Information supplied ->
================================

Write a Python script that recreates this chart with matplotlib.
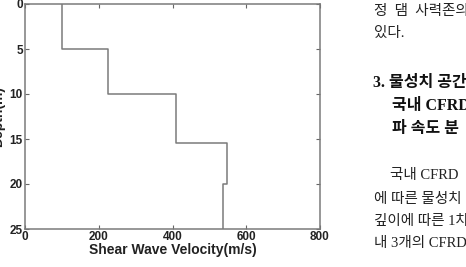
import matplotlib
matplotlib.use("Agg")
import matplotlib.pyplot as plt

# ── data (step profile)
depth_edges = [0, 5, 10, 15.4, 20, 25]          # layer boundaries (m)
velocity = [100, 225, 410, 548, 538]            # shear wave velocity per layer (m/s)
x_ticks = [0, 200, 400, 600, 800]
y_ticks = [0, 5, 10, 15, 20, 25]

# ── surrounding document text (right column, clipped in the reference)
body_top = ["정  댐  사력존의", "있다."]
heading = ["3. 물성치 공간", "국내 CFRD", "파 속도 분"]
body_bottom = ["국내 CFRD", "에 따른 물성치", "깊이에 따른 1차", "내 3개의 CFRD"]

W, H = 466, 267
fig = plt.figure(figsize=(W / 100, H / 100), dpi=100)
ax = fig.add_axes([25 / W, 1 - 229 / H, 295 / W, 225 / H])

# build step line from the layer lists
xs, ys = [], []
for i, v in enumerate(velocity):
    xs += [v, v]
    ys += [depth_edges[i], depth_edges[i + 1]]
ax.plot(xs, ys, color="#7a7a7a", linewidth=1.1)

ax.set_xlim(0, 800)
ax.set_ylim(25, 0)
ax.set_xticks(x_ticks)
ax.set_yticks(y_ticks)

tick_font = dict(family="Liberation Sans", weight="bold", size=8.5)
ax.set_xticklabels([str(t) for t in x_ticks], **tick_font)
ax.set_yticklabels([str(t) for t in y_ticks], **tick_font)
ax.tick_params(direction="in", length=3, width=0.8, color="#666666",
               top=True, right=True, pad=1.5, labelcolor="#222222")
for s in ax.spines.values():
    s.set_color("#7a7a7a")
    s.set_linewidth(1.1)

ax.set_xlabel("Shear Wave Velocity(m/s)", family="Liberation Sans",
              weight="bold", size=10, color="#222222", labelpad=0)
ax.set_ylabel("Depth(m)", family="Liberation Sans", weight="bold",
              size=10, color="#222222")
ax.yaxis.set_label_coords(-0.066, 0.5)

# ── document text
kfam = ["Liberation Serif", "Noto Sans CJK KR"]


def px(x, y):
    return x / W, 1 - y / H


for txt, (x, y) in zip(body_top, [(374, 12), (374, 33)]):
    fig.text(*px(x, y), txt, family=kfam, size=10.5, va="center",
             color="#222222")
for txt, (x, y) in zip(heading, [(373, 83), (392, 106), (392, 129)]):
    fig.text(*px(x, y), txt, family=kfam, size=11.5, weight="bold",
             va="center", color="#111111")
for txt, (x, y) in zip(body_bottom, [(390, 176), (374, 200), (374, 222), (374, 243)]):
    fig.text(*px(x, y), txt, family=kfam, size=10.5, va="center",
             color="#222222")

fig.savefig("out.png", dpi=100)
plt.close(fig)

================================

Requirement -> Everything from the top line of the data down to and including the line with "import matplotlib.pyplot as plt" is to be copied, except the pictures.

Written answer ->
Write a Python script that recreates this chart with matplotlib.
import matplotlib
matplotlib.use("Agg")
import matplotlib.pyplot as plt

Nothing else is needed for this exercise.